Despite the overseas reinforcements, the Emerald Boys hadn’t won an international match in more than four years until one Sunday night in October 2018 when Weir-Daley curled a shot into the upper corner of the net in the 74th minute of a Nations League contest against Belize, a team ranked 45 places above the lowly 205th-place Emerald Boys.

Weir-Daley, who plays professionally for Spalding United, is a grandson of James Daley, who migrated to England in the 1950s. Weir-Daley once played for his boyhood club, former European football powerhouse Nottingham Forest. That was nothing like the joy of his first international goal.

Weir-Daley was also eligible to play for Ireland and the U.S. But he was focused on his career in domestic football, and had given up any dream of playing internationally until he received an email from the MFA in 2015. Was he interested in being part of the setup?
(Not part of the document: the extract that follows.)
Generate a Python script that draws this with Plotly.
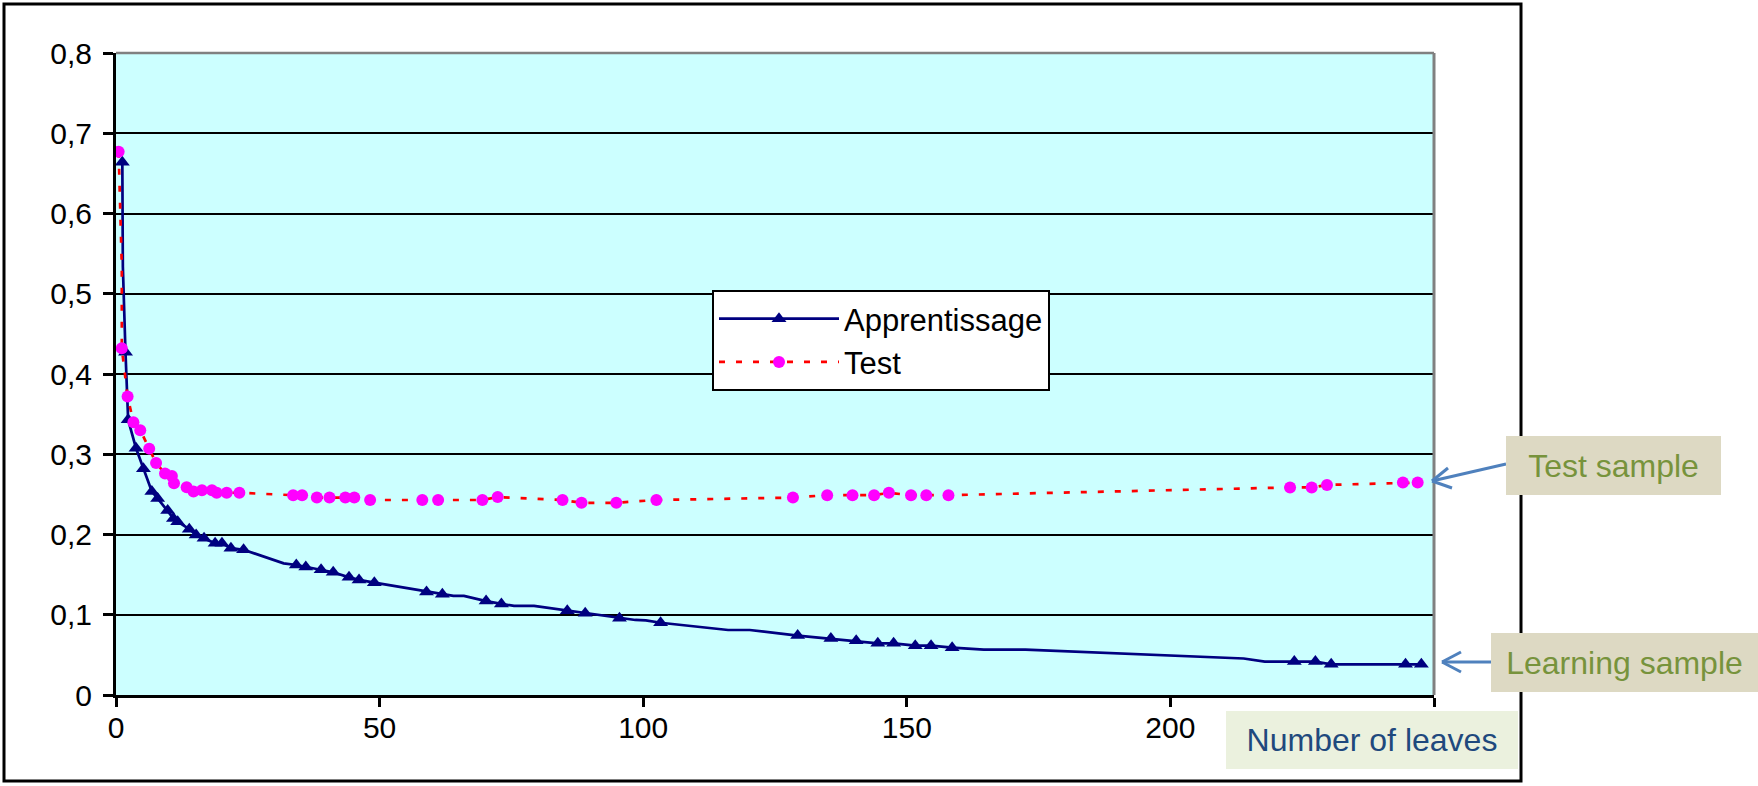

By then, Weir-Daley had learned about the other British-based players who had signed on to the Montserrat renaissance project.

Weir-Daley made his international debut in 2015 in an unsuccessful two-leg World Cup qualifying round against Curacao. But even after the team began to win, bad luck continued to stalk the program.

In 2019, the Emerald Boys won three games in their group and placed 10th in the 34-team Nations League. They were on the verge of qualifying for the 2019 Gold Cup, when Guyana was awarded a 3-0 default victory after it was beaten by Barbados, which used an ineligible player. That scoreline pushed the Emerald Boys to 11th and left a bitter taste in the mouths of the players.

“We’ve got unfinished business where the Gold Cup is concerned. We just felt we had the Gold Cup taken away from us,” Weir-Daley said. “This really means a lot to us. We didn’t think we’d get another chance. To get to the Gold Cup is like getting to the World Cup for us.”

It would be so for me, too – a dream deferred, a dream fulfilled.